Coming of age novels chronicle a young person’s transition from childhood to adulthood, and often (in movies anyway) the term refers to the first sexual experience. In a broader sense, however, coming of age refers to a young character’s growth during the course of a story, either by losing innocence, assuming responsibility, or by learning a lesson.
It is not only in youth that one has to deal with such growth. Every transition in life leads to a new coming of age, and the death of a mate is probably the greatest of these events. Death is undoable. Irrevocable. By middle age or late middle age, we have all lost people who are dear to us, but losing a mate is different because not only is the person gone, so is the life you shared and the plans you made. Adding to the difficulty, everything you do, everything you eat, everything you see is a reminder that he is gone. Forever. That is a bit of innocence that can never be recouped. A bit of hurt that can never be repaired. A true coming of age that makes one’s adolescent transition seem trivial by comparison.

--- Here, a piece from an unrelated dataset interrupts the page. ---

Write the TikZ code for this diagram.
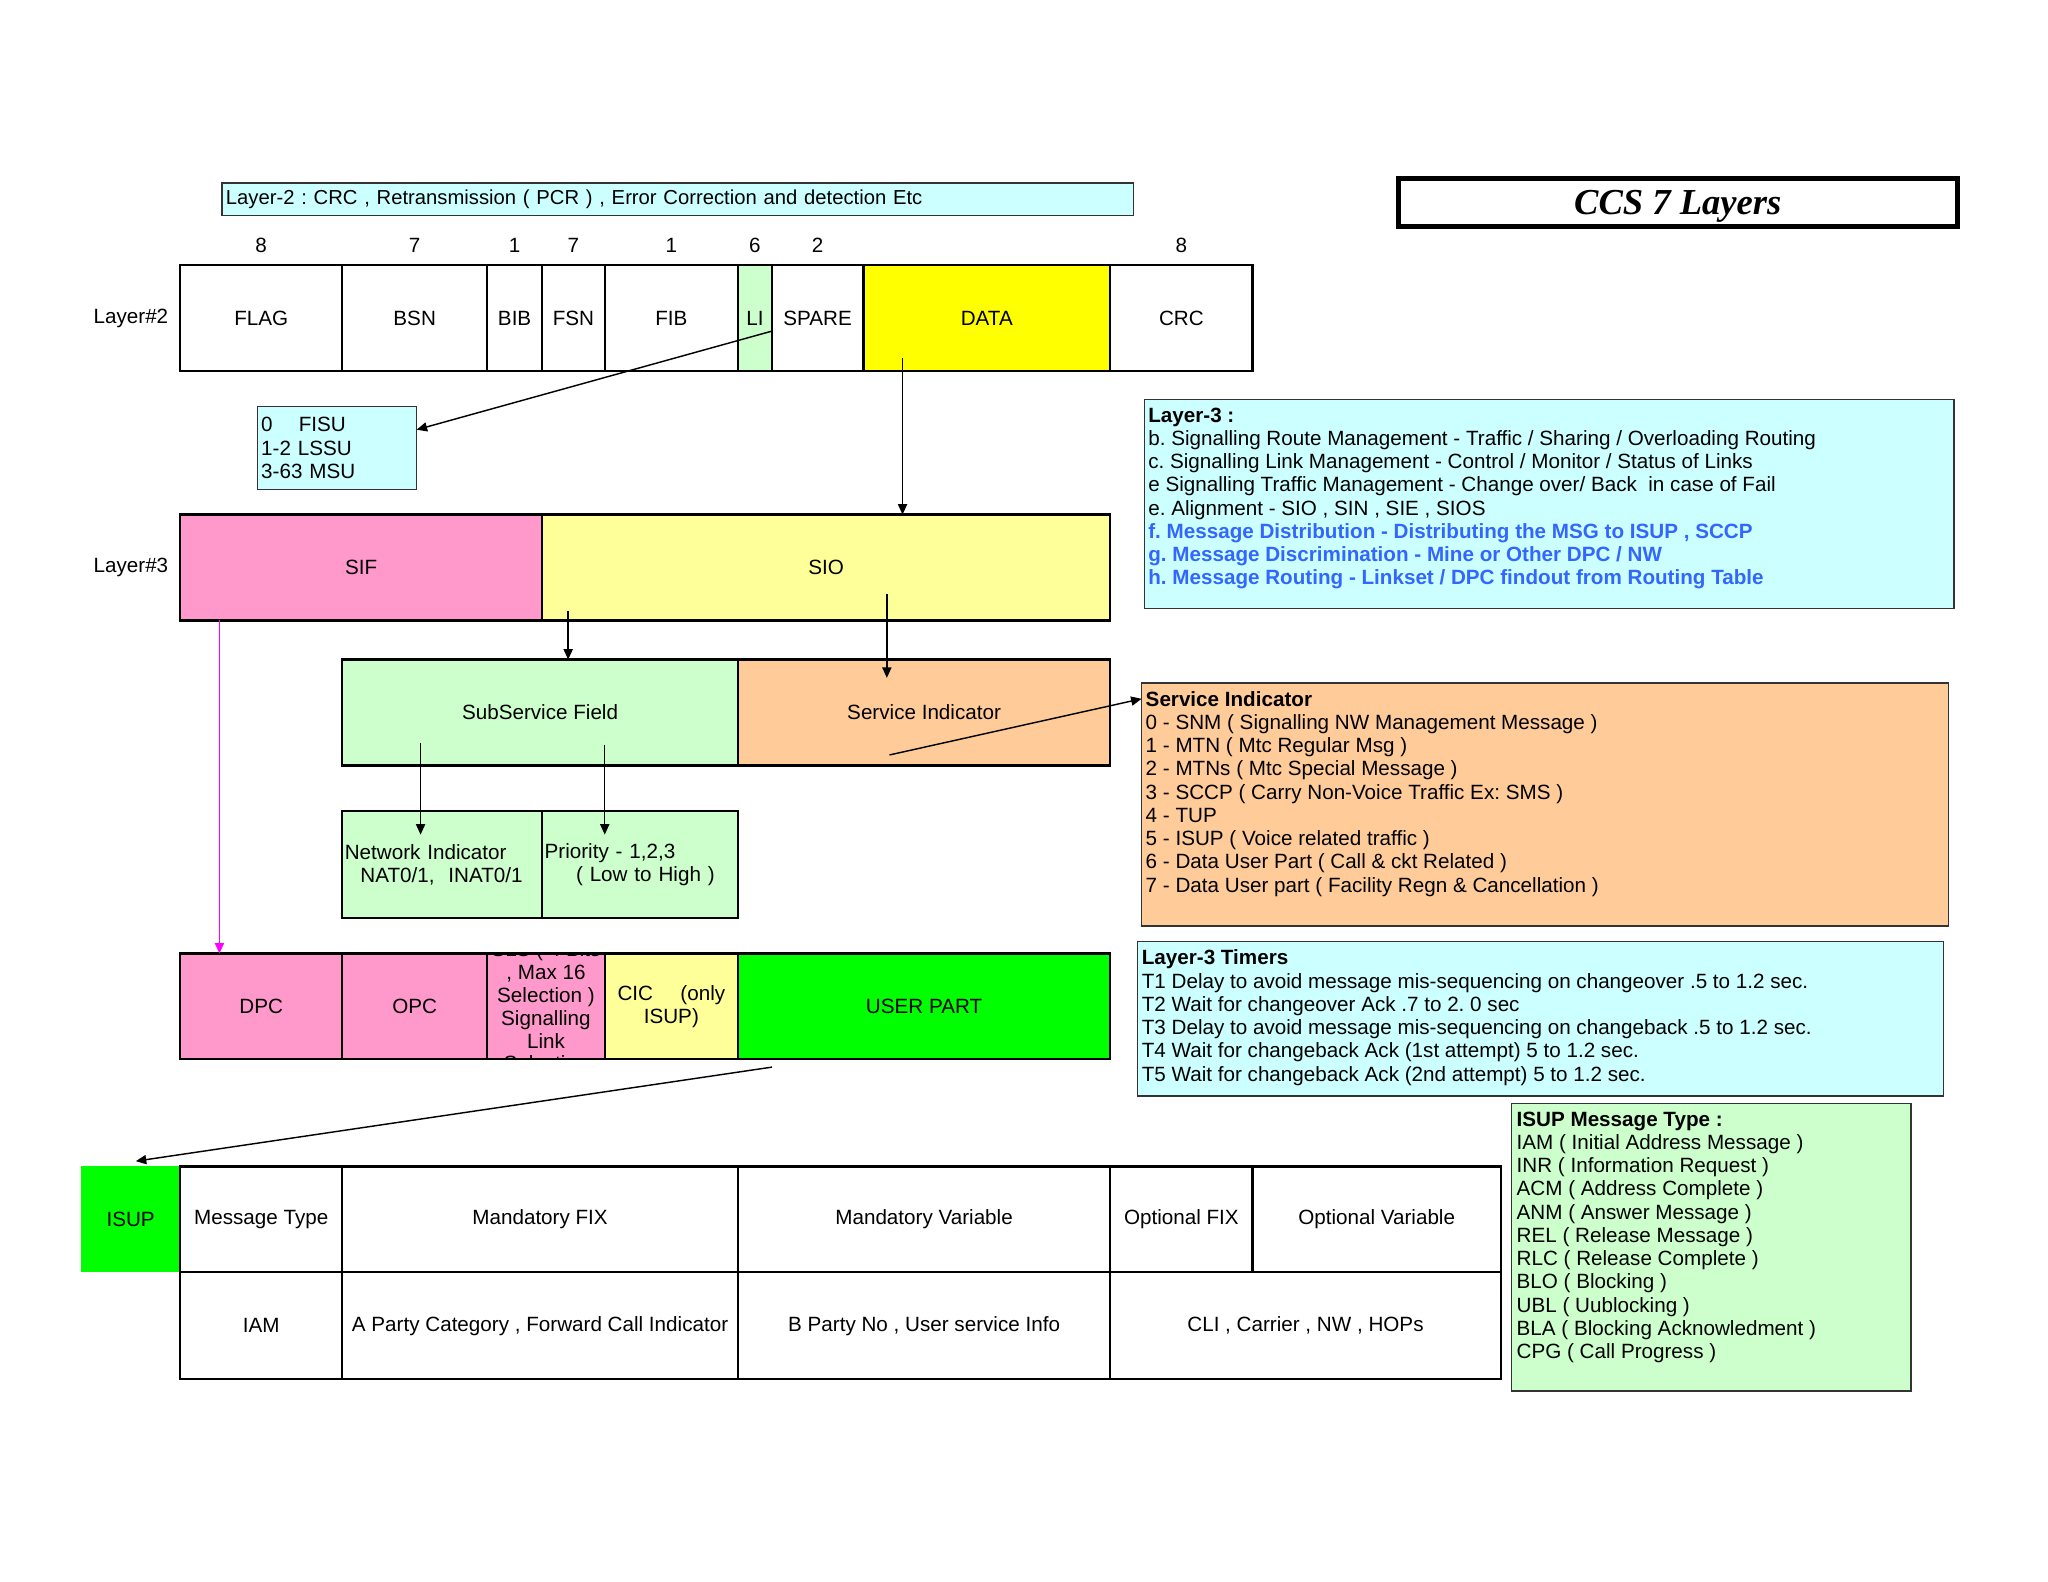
\documentclass[tikz,border=0pt]{standalone}
\usepackage{fontspec}
\setmainfont{Liberation Sans}
\newfontfamily\titlefont{Liberation Serif}
\usetikzlibrary{arrows.meta,positioning,calc}
\definecolor{ccsCyan}{RGB}{204,255,255}
\definecolor{ccsPink}{RGB}{255,153,204}
\definecolor{ccsLemon}{RGB}{255,255,153}
\definecolor{ccsYellow}{RGB}{255,255,0}
\definecolor{ccsMint}{RGB}{204,255,204}
\definecolor{ccsPeach}{RGB}{255,204,153}
\definecolor{ccsGreen}{RGB}{0,255,0}
\definecolor{ccsBlue}{RGB}{51,102,255}
\definecolor{ccsMagenta}{RGB}{255,0,255}
\frenchspacing

\begin{document}
\begin{tikzpicture}[x=1pt, y=-1pt,
      cellbox/.style={rectangle, draw=black, line width=1.8pt, outer sep=0pt,
        inner sep=1pt, minimum height=81pt, align=center,
        font=\fontsize{15.8}{17.6}\selectfont},
      leftcell/.style={cellbox, align=left, inner xsep=2pt},
      notebox/.style={rectangle, draw=black!80, line width=1pt, outer sep=0pt,
        inner sep=0pt, anchor=north west},
      notetext/.style={anchor=north west, align=left, inner sep=0pt,
        font=\fontsize{15.8}{17.8}\selectfont},
      titlebox/.style={rectangle, draw=black, line width=3.5pt, fill=white,
        minimum width=428pt, minimum height=37pt, text depth=0pt,
        font=\titlefont\fontsize{28}{30}\selectfont\bfseries\itshape},
      rowlbl/.style={anchor=east, inner sep=0pt, font=\fontsize{15.8}{17.6}\selectfont},
      bitnum/.style={inner sep=0pt, font=\fontsize{15.8}{17.6}\selectfont},
      arr/.style={-{Triangle[length=8pt,width=7pt]}, line width=1.1pt},
    ]
    \useasboundingbox (0,0) rectangle (1568,1211);

    % ---- Title and Layer-2 note ----
    \node[titlebox] (title) at (1284.5,155) {CCS 7 Layers};
    \node[notebox, fill=ccsCyan, minimum width=698pt, minimum height=25pt,
      text width=692pt, inner xsep=3pt, align=left,
      font=\fontsize{15.5}{17.6}\selectfont] (l2note) at (170,140)
      {Layer-2 : CRC , Retransmission ( PCR ) , Error Correction and detection Etc};

    % ---- Layer#2 signal unit ----
    \node[cellbox, minimum width=124pt, anchor=north west] (flag) at (138,203) {FLAG};
    \node[cellbox, minimum width=111pt, right=0pt of flag] (bsn) {BSN};
    \node[cellbox, minimum width=42pt, right=0pt of bsn] (bib) {BIB};
    \node[cellbox, minimum width=48pt, right=0pt of bib] (fsn) {FSN};
    \node[cellbox, minimum width=102pt, right=0pt of fsn] (fib) {FIB};
    \node[cellbox, minimum width=26pt, fill=ccsMint, right=0pt of fib] (li) {LI};
    \node[cellbox, minimum width=70pt, right=0pt of li] (spare) {SPARE};
    \node[cellbox, minimum width=189pt, fill=ccsYellow, right=0pt of spare] (data) {DATA};
    \node[cellbox, minimum width=109pt, right=0pt of data] (crc) {CRC};
    \node[rowlbl] (l2lbl) at ([xshift=-9pt]flag.west) {Layer\#2};
    \foreach \c/\b in {flag/8, bsn/7, bib/1, fsn/7, fib/1, li/6, spare/2, crc/8}
      \node[bitnum] (bit\c) at ([yshift=15pt]\c.north) {\b};

    \node[notebox, fill=ccsCyan, minimum width=122pt, minimum height=64pt,
      text width=116pt, inner xsep=3pt, align=left,
      font=\fontsize{15.8}{17.8}\selectfont] (fisu) at (197,311)
      {0\hspace{20pt}FISU\\1-2 LSSU\\3-63 MSU};

    % ---- Layer#3 ----
    \node[cellbox, minimum width=277pt, fill=ccsPink, anchor=north west] (sif) at (138,394) {SIF};
    \node[cellbox, minimum width=435pt, fill=ccsLemon, right=0pt of sif] (sio) {SIO};
    \node[rowlbl] (l3lbl) at ([xshift=-9pt]sif.west) {Layer\#3};

    \node[cellbox, minimum width=303pt, fill=ccsMint, anchor=north west] (ssf) at (262,505) {SubService Field};
    \node[cellbox, minimum width=285pt, fill=ccsPeach, right=0pt of ssf] (si) {Service Indicator};

    \node[leftcell, minimum width=153pt, minimum height=82pt, text width=149pt,
      fill=ccsMint, anchor=north west] (ni) at (262,621)
      {Network Indicator\\\hspace*{12pt}NAT0/1,\ \ INAT0/1};
    \node[leftcell, minimum width=150pt, minimum height=82pt, text width=146pt,
      fill=ccsMint, right=0pt of ni] (pri)
      {Priority - 1,2,3\\\hspace*{24pt}( Low to High )};

    % ---- Routing label ----
    \node[cellbox, minimum width=124pt, fill=ccsPink, anchor=north west] (dpc) at (138,730) {DPC};
    \node[cellbox, minimum width=111pt, fill=ccsPink, right=0pt of dpc] (opc) {OPC};
    \node[cellbox, minimum width=90pt, fill=ccsPink, right=0pt of opc] (sls) {};
    \node[cellbox, minimum width=102pt, fill=ccsLemon, right=0pt of sls] (cic) {CIC\hspace{21pt}(only\\ISUP)};
    \node[cellbox, minimum width=285pt, fill=ccsGreen, right=0pt of cic] (upart) {USER PART};
    \begin{scope}
      \clip (sls.north west) rectangle (sls.south east);
      \node[bitnum, align=center, font=\fontsize{15.8}{17.5}\selectfont] (slslbl) at (sls.center)
        {SLS ( 4 Bits\\, Max 16\\Selection )\\Signalling\\Link\\Selection};
    \end{scope}

    % ---- ISUP message ----
    \node[cellbox, draw=none, minimum width=76pt, fill=ccsGreen, anchor=north west] (isup) at (62,893) {ISUP};
    \node[cellbox, minimum width=124pt, anchor=north west] (mtype) at (138,893) {Message Type};
    \node[cellbox, minimum width=303pt, right=0pt of mtype] (mfix) {Mandatory FIX};
    \node[cellbox, minimum width=285pt, right=0pt of mfix] (mvar) {Mandatory Variable};
    \node[cellbox, minimum width=109pt, right=0pt of mvar] (ofix) {Optional FIX};
    \node[cellbox, minimum width=190pt, right=0pt of ofix] (ovar) {Optional Variable};
    \node[cellbox, minimum width=124pt, minimum height=82pt, anchor=north west] (iam) at (138,974) {IAM};
    \node[cellbox, minimum width=303pt, minimum height=82pt, right=0pt of iam] (apc) {A Party Category , Forward Call Indicator};
    \node[cellbox, minimum width=285pt, minimum height=82pt, right=0pt of apc] (bpn) {B Party No , User service Info};
    \node[cellbox, minimum width=299pt, minimum height=82pt, right=0pt of bpn] (cli) {CLI , Carrier , NW , HOPs};

    % ---- Notes on the right ----
    \node[notebox, fill=ccsCyan, minimum width=620pt, minimum height=160pt] (l3box) at (876,306) {};
    \node[notetext] (l3text) at ([shift={(3pt,-6pt)}]l3box.north west)
      {\textbf{Layer-3 :}\\
       b. Signalling Route Management - Traffic / Sharing / Overloading Routing\\
       c. Signalling Link Management - Control / Monitor / Status of Links\\
       e Signalling Traffic Management - Change over/ Back\ \ in case of Fail\\
       e. Alignment - SIO , SIN , SIE , SIOS\\
       \textcolor{ccsBlue}{\textbf{f. Message Distribution - Distributing the MSG to ISUP , SCCP}}\\
       \textcolor{ccsBlue}{\textbf{g. Message Discrimination - Mine or Other DPC / NW}}\\
       \textcolor{ccsBlue}{\textbf{h. Message Routing - Linkset / DPC findout from Routing Table}}};

    \node[notebox, fill=ccsPeach, minimum width=618pt, minimum height=186pt] (sibox) at (874,523) {};
    \node[notetext] (sitext) at ([shift={(3pt,-6pt)}]sibox.north west)
      {\textbf{Service Indicator}\\
       0 - SNM ( Signalling NW Management Message )\\
       1 - MTN ( Mtc Regular Msg )\\
       2 - MTNs ( Mtc Special Message )\\
       3 - SCCP ( Carry Non-Voice Traffic Ex: SMS )\\
       4 - TUP\\
       5 - ISUP ( Voice related traffic )\\
       6 - Data User Part ( Call \& ckt Related )\\
       7 - Data User part ( Facility Regn \& Cancellation )};

    \node[notebox, fill=ccsCyan, minimum width=617pt, minimum height=118pt] (tmbox) at (871,721) {};
    \node[notetext] (tmtext) at ([shift={(3pt,-6pt)}]tmbox.north west)
      {\textbf{Layer-3 Timers}\\
       T1 Delay to avoid message mis-sequencing on changeover .5 to 1.2 sec.\\
       T2 Wait for changeover Ack .7 to 2. 0 sec\\
       T3 Delay to avoid message mis-sequencing on changeback .5 to 1.2 sec.\\
       T4 Wait for changeback Ack (1st attempt) 5 to 1.2 sec.\\
       T5 Wait for changeback Ack (2nd attempt) 5 to 1.2 sec.};

    \node[notebox, fill=ccsMint, minimum width=306pt, minimum height=220pt] (mtbox) at (1157,845) {};
    \node[notetext] (mttext) at ([shift={(4pt,-6pt)}]mtbox.north west)
      {\textbf{ISUP Message Type :}\\
       IAM ( Initial Address Message )\\
       INR ( Information Request )\\
       ACM ( Address Complete )\\
       ANM ( Answer Message )\\
       REL ( Release Message )\\
       RLC ( Release Complete )\\
       BLO ( Blocking )\\
       UBL ( Uublocking )\\
       BLA ( Blocking Acknowledment )\\
       CPG ( Call Progress )};

    % ---- Connectors ----
    \coordinate (liout) at ([yshift=-10pt]spare.west);
    \coordinate (dataout) at ([shift={(30pt,10pt)}]data.south west);
    \coordinate (sioout1) at ([shift={(20pt,7pt)}]sio.south west);
    \coordinate (sioout2) at ([shift={(-171pt,20pt)}]sio.south east);
    \coordinate (siout) at ([shift={(116pt,8pt)}]si.south west);
    \coordinate (ssfout1) at ([shift={(60pt,17pt)}]ssf.south west);
    \coordinate (ssfout2) at ([shift={(201pt,16pt)}]ssf.south west);
    \coordinate (sifout) at ([xshift=30pt]sif.south west);
    \coordinate (upout) at ([shift={(26pt,-6pt)}]upart.south west);

    \draw[arr] (liout) -- ([yshift=14pt]fisu.east);
    \draw[arr] (dataout) -- (dataout |- sio.north);
    \draw[arr] (sioout1) -- (sioout1 |- ssf.north);
    \draw[arr] (sioout2) -- ($(sioout2 |- si.north)+(0,14)$);
    \draw[arr] (siout) -- ([yshift=-12pt]sibox.north west);
    \draw[arr] (ssfout1) -- ($(ssfout1 |- ni.north)+(0,18)$);
    \draw[arr] (ssfout2) -- ($(ssfout2 |- pri.north)+(0,18)$);
    \draw[arr, draw=ccsMagenta] (sifout) -- (sifout |- dpc.north);
    \draw[arr] (upout) -- ([shift={(4pt,4pt)}]isup.north);
  \end{tikzpicture}
\end{document}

I have not written fiction for a very long time. Perhaps the story I was meant to write had not yet been lived, so I had nothing to say. But now I do have something to say. I am steeped in grief still, but when I can step away from myself for a moment and am not involved in the pain, it strikes me as such an all-encompassing experience that I would like to explore it in a novel. It is a story that needs to be written — it is so little understood, this coming of age in middle age.